A homily given at Nashotah on September 6, 2011

My true confession:  It is not unusual to hear a biographical sketch of an obscure saint in the morning at Nashotah House, which, however interesting, leaves us still trying to remember his or her name by the afternoon.  Not so with Mother Teresa, who is probably the most famous Christian of our lifetimes – or if not the most famous, probably the most universally loved and revered.

There are obvious things to learn from Mother Teresa’s life – we think most naturally of her care for the poor, sick, orphaned, and dying – categories of people we remember in our prayers but whose lives are often beyond our touch.  She was quite literally like Jesus in our gospel this morning, “all in the crowd were trying to touch him, for power came out from him and healed all of them” (Luke 6:19). No one, it seems, was beyond Mother Teresa’s touch.  And so we learn from her that mission is not done from a clinical distance but in press of human life and suffering.

I think there is something else to learn from Teresa and the Missionaries of Charity, though I suspect this is rather more of an accident born of Christian virtue than a matter of calculated strategy.  In Mother Teresa we see the fulfillment of our Lord’s injunction: “let your light shine before others, that they may see your good deeds and glorify your Father in heaven” (Matt 5:16).  Quite similarly, 1 Peter – perhaps reflecting the Lord’s own words – enjoins us to “live such good lives among the pagans, that though they malign you as evildoers, they may see your good deeds and glorify God on the day of his visitation” (2:12).

That many will wish to malign Christian believers was promised to us by Jesus himself: “If the world hates you, realize that it hated me first” (John 15:18; cf. v. 19).  But at this point, Christians less noble than Mother Teresa often misstep.  We assume that if our views are unpopular, if we are made sport of, if all manner of evil is spoken against us (Matt 5:11), it must be a sign of our virtue.  And, indeed, it may be so.

But, dare I say, more often it is not.  More often our naysayers are carefully attuned to the distance between our words and actions, the distance between our convictions and our apathy for serving the world anything more than our opinions.  But it is the task of Jesus’ followers not only to speak but to quiet.  Yes, to speak the word with our tongues but also to quiet the world with our lives – at least long enough that the good news of Jesus Christ might be heard because it has first been seen.
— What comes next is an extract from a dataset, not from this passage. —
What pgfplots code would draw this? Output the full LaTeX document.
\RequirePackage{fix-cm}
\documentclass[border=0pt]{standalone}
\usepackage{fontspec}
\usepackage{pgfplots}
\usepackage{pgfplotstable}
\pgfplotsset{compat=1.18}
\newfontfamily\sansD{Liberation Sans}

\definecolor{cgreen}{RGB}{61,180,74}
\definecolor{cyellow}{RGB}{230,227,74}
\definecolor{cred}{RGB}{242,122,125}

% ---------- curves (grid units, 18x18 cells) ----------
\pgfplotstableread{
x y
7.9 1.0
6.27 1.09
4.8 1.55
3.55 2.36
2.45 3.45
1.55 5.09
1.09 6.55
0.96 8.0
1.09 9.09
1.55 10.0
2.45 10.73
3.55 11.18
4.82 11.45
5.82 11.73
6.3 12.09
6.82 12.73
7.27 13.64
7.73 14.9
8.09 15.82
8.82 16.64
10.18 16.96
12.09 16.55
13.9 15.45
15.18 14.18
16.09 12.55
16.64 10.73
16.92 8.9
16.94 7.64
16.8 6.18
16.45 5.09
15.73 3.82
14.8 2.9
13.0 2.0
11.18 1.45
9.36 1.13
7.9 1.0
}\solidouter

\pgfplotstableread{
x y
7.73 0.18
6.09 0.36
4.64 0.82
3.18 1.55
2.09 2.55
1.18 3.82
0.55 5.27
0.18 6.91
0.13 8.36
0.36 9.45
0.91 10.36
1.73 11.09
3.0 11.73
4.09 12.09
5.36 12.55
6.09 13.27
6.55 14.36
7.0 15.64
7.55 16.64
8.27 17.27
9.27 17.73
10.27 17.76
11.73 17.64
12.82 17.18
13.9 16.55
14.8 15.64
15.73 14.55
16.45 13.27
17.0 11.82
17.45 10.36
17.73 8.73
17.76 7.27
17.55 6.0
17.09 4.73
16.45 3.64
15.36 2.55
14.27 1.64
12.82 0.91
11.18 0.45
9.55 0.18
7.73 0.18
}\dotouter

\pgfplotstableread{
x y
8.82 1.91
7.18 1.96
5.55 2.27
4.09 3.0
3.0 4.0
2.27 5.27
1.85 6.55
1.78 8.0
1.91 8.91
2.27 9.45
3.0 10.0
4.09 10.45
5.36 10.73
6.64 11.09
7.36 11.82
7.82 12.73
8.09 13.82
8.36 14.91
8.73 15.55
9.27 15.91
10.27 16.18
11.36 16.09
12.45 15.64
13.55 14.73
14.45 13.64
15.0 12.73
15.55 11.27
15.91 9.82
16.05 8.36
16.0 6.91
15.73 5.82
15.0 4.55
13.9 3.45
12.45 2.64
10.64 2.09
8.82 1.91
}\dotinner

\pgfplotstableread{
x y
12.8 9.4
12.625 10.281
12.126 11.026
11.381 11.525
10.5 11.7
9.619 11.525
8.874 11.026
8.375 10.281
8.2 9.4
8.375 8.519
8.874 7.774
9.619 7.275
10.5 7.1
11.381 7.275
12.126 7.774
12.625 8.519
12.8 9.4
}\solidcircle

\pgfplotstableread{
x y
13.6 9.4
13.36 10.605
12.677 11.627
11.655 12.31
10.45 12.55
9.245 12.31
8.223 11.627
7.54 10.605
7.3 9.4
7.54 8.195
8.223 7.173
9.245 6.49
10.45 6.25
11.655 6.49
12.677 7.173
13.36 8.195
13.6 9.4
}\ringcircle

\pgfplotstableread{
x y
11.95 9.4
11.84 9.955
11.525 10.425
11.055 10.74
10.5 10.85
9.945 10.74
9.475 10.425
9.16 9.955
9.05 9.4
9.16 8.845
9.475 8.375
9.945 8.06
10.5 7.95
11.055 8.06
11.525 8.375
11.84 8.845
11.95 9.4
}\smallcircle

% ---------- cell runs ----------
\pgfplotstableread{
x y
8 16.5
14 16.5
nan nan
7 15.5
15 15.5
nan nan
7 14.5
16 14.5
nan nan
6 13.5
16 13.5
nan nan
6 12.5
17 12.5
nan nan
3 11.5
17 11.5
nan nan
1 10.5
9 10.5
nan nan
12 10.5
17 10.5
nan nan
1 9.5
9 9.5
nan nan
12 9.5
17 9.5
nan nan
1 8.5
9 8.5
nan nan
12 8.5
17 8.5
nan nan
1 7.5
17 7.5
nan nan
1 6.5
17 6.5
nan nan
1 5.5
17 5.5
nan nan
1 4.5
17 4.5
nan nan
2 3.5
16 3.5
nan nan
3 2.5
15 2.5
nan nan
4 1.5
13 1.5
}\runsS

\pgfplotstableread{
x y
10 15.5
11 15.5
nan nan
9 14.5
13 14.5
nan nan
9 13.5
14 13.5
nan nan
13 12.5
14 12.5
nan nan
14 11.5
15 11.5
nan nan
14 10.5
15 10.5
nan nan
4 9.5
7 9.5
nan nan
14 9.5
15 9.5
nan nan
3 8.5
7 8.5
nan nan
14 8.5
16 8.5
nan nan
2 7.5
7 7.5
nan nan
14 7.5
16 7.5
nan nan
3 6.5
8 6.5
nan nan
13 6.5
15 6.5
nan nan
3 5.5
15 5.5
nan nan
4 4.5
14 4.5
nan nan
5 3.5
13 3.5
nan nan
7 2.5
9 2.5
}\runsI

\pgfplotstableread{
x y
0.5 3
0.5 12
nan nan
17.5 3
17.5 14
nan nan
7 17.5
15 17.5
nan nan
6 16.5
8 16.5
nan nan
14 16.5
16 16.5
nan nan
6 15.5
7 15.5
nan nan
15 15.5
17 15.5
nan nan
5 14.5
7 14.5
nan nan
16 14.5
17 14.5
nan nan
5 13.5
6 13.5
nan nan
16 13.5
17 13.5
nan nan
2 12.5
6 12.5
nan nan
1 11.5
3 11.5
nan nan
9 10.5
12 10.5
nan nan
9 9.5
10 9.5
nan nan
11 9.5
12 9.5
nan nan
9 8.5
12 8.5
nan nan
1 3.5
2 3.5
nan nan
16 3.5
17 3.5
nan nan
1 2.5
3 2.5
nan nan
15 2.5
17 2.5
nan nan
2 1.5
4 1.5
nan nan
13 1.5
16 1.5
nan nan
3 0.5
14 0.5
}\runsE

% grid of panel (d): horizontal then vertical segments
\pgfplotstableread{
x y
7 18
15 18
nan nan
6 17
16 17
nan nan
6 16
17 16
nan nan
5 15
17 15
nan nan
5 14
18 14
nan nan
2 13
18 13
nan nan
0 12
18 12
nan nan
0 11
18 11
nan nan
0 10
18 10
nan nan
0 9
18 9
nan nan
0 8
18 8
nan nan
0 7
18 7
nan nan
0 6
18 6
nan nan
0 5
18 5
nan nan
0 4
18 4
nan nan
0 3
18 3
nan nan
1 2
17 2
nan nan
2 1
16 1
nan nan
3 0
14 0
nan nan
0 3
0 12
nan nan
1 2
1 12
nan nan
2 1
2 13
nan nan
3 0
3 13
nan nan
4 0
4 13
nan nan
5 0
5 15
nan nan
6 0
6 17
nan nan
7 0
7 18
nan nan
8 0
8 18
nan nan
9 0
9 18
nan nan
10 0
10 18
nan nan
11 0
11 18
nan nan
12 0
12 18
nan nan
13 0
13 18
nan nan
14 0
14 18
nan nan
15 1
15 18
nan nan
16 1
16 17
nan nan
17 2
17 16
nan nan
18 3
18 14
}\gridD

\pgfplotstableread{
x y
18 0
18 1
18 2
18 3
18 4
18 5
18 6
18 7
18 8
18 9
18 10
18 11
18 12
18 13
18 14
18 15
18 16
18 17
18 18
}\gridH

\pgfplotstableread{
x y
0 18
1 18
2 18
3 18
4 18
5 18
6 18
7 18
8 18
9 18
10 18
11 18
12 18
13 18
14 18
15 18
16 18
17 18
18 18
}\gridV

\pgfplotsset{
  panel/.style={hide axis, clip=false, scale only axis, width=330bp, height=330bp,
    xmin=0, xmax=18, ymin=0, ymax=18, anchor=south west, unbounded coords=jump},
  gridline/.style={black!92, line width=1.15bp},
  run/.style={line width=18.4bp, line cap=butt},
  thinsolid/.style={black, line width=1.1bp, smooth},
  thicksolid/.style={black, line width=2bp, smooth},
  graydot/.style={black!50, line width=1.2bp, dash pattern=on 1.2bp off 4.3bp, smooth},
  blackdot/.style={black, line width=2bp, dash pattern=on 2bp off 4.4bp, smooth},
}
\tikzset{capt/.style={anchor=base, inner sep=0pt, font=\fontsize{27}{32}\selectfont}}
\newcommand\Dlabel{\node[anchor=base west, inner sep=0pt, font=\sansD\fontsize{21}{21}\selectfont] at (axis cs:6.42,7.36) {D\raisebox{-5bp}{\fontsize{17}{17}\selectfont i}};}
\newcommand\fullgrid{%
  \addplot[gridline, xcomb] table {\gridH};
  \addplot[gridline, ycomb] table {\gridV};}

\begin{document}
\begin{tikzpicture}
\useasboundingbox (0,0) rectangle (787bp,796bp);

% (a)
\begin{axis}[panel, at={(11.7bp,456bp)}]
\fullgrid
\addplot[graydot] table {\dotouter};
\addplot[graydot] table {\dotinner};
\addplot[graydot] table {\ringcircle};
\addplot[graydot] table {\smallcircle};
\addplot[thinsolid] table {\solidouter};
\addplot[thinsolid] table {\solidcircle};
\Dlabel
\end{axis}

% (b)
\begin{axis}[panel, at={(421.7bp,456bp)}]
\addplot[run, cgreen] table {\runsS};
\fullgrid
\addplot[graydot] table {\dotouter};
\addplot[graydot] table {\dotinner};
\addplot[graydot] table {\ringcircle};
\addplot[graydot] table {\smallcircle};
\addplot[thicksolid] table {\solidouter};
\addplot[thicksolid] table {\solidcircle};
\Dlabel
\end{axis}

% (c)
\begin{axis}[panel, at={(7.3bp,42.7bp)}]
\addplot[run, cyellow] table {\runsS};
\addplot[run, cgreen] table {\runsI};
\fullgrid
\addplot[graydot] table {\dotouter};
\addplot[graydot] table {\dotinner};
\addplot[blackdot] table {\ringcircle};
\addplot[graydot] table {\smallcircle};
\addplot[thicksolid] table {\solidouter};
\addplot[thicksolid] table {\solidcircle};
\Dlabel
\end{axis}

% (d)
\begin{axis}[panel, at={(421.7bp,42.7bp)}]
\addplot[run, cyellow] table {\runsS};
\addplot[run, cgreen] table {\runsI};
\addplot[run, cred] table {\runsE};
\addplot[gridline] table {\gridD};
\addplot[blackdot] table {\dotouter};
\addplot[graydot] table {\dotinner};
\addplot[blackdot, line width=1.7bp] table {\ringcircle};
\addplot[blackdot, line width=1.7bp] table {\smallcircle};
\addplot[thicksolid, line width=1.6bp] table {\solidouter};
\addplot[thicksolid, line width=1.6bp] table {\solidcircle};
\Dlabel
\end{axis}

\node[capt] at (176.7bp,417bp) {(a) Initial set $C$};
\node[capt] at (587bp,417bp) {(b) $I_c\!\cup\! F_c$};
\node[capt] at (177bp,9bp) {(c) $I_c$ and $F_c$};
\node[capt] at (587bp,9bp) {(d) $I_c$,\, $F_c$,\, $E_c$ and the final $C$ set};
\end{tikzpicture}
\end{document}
We remember, for example, that Mother Teresa was a tireless advocate for life – at all stages.  What for another Christian might have been the shrill imposition of a political ideology was for her an unimpeachable integrity of thought and deed, a vision for the dignity of all human life so coherent it had to be taken seriously.  A vision so costly and compelling it shames the cheapness of the alternatives.

I don’t suggest that Mother Teresa was without her critics – but the criticism typically amounts to this:  she had the nerve not only to be one of the world’s greatest humanitarians but also a Catholic Christian.  A combination which both befuddles and galls religion’s cultured despisers.

May we too so adorn the gospel with good works that we too may befuddle and refute and silence a needy world which – though it doesn’t always know it – is still clamoring to touch Jesus.

One Response to Learning from Mother Teresa

  1. avatar Leo OBrien says:

    As a young Catholic seminarian in Rome Italy in the 1980′s I had the opportunity, with a small group of clergy and lay people, to spend a Holy Hour w/ Mother and her sisters. It took place at their small convent at St. Gregory’s Parish near the Coloseum. What was extroardinary about Mother was how down to earth she was. It was like speaking to a kindly Nun from your school days. She projected, though, a spiritual energy from her very small slight frame.